English rugby union player (born 1989)

George Lowe (born 22 October 1989 in England), is an English former rugby union player for Harlequins. He played as a Centre or on the Wing.

Lowe made his first grade debut in the Premiership for Harlequins against Wasps on 5 September 2009.

Lowe joined the Quins Academy Professionals in summer 2008, after leaving Epsom College, where he played in their first XV.

He represented Surrey U18s, and also played for Harlequins in the A league whilst still a schoolboy.
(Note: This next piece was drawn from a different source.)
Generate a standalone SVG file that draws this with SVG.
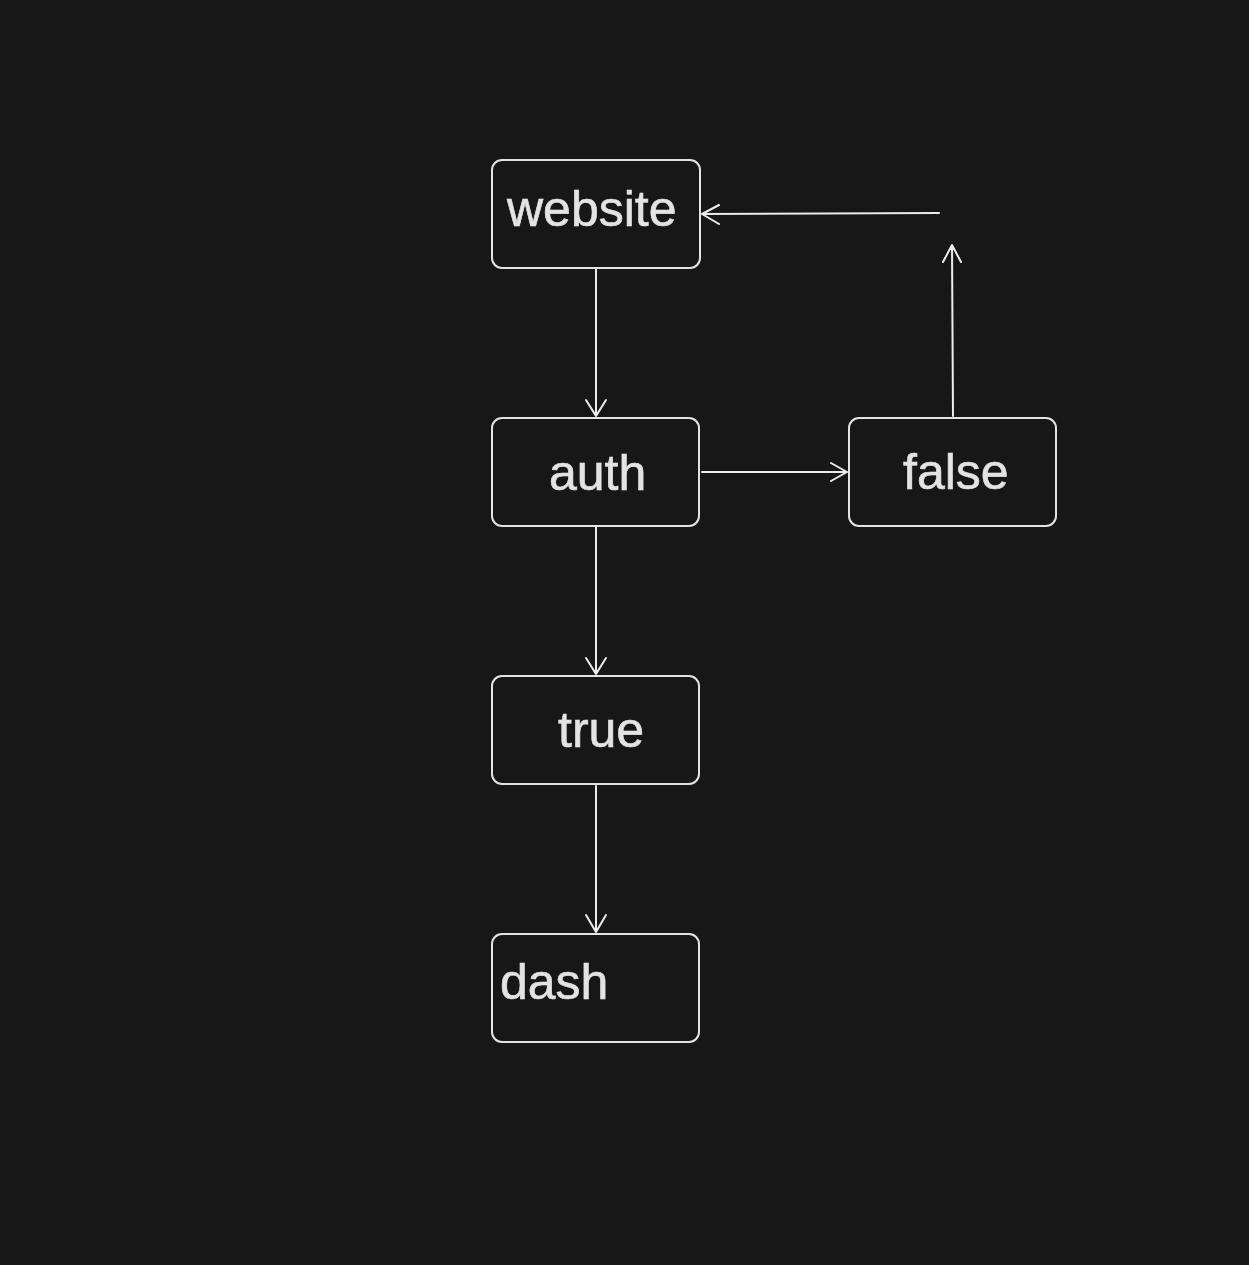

Lowe was called up to the England U20s squad for the U20 Six Nations, where he was in fine try-scoring form, and continued to represent England U20s throughout the Junior World Championship in the summer of 2009.

An impressive 2010/11 season saw him help Quins claim the Amlin Challenge Cup and get shortlisted for the Land Rover Discovery of the Season. In the 2011/12 season, Lowe was a key part of the Harlequins team which won the Aviva Premiership for the first time in their history. Lowe started the final against Leicester Tigers, helping Harlequins to a 33–23 win. His efforts throughout the season saw him get included in Stuart Lancaster's England squad for the 2012 Summer tour to South Africa. In the summer of 2012, his body nutrition shakes, "Lowetein", was released.

On 30 August 2017 Lowe announced his retirement from Rugby Union due to neck and back injuries.